The same mechanism also explains who should be cautious. Users who want direct legal clarity, broad retail redemption rights, or a fully on-chain collateral model may find Tether’s issuer-centered design less appealing. Tether’s terms also give it significant discretion over supported users, jurisdictions, wallet access, and compliance actions, and direct redemptions are limited to verified customers under its terms. So USDT behaves like a portable digital dollar for many users in practice, but it is not the same thing as holding dollars in a bank account, and it is not a decentralized stablecoin.
Conclusion
Tether is best understood as a private issuer that turns off-chain reserves into on-chain dollar tokens. Its success comes from making dollar-like liquidity available wherever crypto markets operate, across many blockchains and trading venues. The important thing to remember is simple: USDT is useful because it is easy to move, but it is trusted only to the extent that the issuer’s reserves, redemption process, and disclosures remain credible.
How do you trade Tether-related assets?
To trade Tether-related assets, fund your Cube Exchange account and trade USDT pairs on spot markets where liquidity sits (for example USDT/USD, USDT/USDC, or USDT/BTC). Cube lets you place limit orders for price control or market orders for immediate execution and shows fees and estimated fills before you submit. Follow the steps below to move from funding to a filled trade quickly.
- Deposit fiat or supported crypto (e.g., USDC) into your Cube account using the fiat on-ramp or a direct crypto transfer.
- Open the relevant USDT spot market (USDT/USD, USDT/USDC, or a cross asset pair) and select the order type you want.
- Enter the amount, choose limit for precise pricing or market for immediate execution, and review the estimated fill, fees, and any minimum order size.
- Submit the order and monitor the trade; if you need low slippage between stablecoins, prefer the USDT/USDC pair or a limit order with a tight price band.
Frequently Asked Questions
- How does Tether keep USDT trading near $1 if the peg isn’t enforced on‑chain? +
- Tether maintains the peg mainly through issuer-side creation and redemption for KYC‑verified customers (the disclosed primary‑market minimum is US$100,000 with associated fees) and through market‑side arbitrage and exchange inventories; the peg is not enforced by an on‑chain smart contract but by the issuer linking token supply to off‑chain reserves and by traders arbitraging price deviations in secondary markets.
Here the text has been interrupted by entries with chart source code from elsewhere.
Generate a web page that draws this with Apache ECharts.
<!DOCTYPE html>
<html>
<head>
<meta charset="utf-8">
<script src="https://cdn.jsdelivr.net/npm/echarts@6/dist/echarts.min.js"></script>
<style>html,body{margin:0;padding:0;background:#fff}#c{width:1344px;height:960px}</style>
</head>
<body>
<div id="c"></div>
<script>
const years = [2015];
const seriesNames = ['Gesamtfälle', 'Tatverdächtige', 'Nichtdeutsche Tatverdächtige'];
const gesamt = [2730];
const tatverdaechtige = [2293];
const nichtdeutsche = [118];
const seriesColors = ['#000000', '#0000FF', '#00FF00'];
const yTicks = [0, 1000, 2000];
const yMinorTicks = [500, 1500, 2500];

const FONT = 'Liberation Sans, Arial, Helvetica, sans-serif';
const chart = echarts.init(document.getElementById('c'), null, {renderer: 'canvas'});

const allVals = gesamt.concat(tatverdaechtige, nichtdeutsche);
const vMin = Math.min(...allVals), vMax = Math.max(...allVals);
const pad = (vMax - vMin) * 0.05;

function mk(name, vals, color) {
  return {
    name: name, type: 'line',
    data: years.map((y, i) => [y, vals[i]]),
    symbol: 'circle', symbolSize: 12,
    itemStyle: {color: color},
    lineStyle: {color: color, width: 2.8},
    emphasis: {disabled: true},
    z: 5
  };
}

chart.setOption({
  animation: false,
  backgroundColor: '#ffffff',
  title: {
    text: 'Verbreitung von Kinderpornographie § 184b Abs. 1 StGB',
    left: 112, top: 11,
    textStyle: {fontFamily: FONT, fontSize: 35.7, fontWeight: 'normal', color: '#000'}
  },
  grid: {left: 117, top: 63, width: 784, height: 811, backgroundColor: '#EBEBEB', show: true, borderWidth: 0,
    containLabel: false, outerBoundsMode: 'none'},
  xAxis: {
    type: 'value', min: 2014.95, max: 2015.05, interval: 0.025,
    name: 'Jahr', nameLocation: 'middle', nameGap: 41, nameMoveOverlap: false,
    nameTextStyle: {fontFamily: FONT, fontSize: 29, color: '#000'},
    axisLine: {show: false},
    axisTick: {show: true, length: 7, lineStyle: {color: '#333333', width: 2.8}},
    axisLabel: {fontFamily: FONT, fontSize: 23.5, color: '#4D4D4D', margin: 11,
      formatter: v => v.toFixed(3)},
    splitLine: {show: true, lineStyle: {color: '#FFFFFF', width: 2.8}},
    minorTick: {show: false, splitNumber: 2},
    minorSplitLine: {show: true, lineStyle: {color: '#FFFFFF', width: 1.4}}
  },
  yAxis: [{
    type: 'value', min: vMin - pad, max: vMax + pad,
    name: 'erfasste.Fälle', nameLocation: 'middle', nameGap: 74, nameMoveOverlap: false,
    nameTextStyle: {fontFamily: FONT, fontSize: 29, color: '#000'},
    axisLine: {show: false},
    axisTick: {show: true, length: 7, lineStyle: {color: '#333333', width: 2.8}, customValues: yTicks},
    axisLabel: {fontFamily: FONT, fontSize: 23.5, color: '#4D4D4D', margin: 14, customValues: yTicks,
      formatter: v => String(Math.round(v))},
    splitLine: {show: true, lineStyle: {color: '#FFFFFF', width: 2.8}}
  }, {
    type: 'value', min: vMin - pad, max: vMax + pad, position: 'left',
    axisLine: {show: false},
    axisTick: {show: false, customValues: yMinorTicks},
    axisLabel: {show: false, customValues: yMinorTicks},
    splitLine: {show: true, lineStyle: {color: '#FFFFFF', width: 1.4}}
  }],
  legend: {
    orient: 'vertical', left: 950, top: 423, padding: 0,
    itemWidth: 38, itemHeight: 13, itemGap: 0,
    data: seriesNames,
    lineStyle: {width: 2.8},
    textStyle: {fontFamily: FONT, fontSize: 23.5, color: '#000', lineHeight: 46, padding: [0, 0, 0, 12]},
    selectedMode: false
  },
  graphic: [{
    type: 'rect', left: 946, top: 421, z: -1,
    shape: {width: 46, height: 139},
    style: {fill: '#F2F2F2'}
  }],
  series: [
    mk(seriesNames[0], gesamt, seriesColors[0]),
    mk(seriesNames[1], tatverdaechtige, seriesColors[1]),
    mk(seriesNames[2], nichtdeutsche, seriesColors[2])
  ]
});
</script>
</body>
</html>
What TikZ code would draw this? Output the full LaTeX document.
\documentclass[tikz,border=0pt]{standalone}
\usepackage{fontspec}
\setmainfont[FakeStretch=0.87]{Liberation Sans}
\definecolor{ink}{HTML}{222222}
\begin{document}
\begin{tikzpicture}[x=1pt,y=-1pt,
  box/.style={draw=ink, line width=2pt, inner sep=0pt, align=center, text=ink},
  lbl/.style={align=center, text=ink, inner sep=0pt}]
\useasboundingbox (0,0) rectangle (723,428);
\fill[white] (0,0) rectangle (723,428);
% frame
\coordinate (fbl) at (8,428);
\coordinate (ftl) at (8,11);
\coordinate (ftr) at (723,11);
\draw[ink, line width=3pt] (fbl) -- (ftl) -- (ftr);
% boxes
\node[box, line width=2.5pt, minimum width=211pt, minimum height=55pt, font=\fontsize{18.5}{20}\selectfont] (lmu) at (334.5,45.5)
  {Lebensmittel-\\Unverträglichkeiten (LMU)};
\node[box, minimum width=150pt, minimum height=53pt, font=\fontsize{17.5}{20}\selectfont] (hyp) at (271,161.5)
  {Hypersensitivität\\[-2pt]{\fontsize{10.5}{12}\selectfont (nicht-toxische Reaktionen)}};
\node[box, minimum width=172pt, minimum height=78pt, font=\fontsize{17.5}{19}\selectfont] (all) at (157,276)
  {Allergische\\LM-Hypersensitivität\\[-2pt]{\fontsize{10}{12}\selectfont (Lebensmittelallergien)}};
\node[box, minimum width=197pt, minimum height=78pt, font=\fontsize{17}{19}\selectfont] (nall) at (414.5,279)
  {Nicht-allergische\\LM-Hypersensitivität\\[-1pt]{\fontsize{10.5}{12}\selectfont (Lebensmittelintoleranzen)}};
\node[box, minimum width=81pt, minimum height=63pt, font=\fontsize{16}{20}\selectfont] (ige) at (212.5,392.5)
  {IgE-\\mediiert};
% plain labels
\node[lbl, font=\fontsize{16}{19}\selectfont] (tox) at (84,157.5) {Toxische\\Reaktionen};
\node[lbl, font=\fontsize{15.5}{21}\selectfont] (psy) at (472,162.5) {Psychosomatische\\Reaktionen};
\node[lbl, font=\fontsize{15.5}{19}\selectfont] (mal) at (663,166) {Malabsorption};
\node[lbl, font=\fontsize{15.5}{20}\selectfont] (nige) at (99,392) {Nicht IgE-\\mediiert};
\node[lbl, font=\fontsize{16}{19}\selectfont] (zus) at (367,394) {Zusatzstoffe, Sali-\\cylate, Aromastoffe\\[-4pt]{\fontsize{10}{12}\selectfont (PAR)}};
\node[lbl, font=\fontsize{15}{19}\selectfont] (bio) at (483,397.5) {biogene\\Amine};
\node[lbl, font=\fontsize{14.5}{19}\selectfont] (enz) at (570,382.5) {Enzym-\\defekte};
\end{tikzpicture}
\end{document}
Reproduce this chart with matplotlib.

- What assets actually back USDT — is it 100% cash? +
- At the 30 September 2025 reporting date Tether reported about US$181.2 billion in total reserves, of which roughly US$140.0 billion were classified as cash, cash equivalents and short‑term deposits; the remainder included secured loans, precious metals, bitcoin and other investments, so backing is not exclusively cash and includes assets with varying liquidity and valuation characteristics.
- Can I redeem my USDT directly with Tether as a retail user? +
- No — direct redemptions are limited to KYC‑verified customers in the Primary Market, with a disclosed minimum of US$100,000 and redemption fees (greater of US$1,000 or 0.1%), so ordinary retail holders typically rely on secondary markets rather than redeeming directly with the issuer.
- Is USDT decentralized like an algorithmic stablecoin or the same as holding dollars in a bank? +
- USDT is not a decentralized or on‑chain collateralized stablecoin; it is an issuer‑centered liability that exposes holders to Tether’s operational, compliance and reserve management risk rather than the sovereign risk of holding bank deposits or cash.
- Why does Tether issue USDT on many blockchains, and are tokens on different chains truly interchangeable? +
- Tether issues tokens on many blockchains so liquidity can exist where users and exchanges operate, and Tether intends supported tokens on different chains to be interchangeable; however, chain support is an issuer policy choice and Tether has already ceased issuance/obligation on older chains (e.g., Omni, EOS, Kusama, Algorand), so continued interoperability depends on Tether’s ongoing support.
- How much can I rely on Tether’s transparency reports and the independent assurance they publish? +
- Tether publishes circulation data frequently and provides quarterly reserve reports accompanied by independent assurance, but the available assurance (for example, BDO Italia’s opinion) is point‑in‑time (30 September 2025) and its procedures do not provide continuous or perpetual audit coverage; several detailed schedules and specific custodial counterparties were outside the auditor’s assurance scope.
- What are the main risks if a large number of USDT holders try to redeem at once? +
- In a stress scenario the key risks are reserve composition and liquidity: some reserve categories (secured loans, investments, precious metals, cryptocurrencies) are less cash‑like and are valued under normal market assumptions, the auditor noted no expected‑credit‑loss provision at the report date, and the reports do not disclose full line‑item custodial/counterparty details — all of which create uncertainty about how quickly and at what price assets could be converted if many holders tried to exit simultaneously.
- What did the regulatory enforcement actions against Tether and Bitfinex in 2021 find, and does that mean USDT is not backed today? +
- Tether has faced past regulatory enforcement related to prior reserve representations (notably a 2021 CFTC order and a New York Attorney General settlement), which were about historical conduct and resulted in penalties and disclosure requirements; those actions are part of the company’s history but do not by themselves prove the firm’s current condition, which relies on more recent disclosures and assurance reports.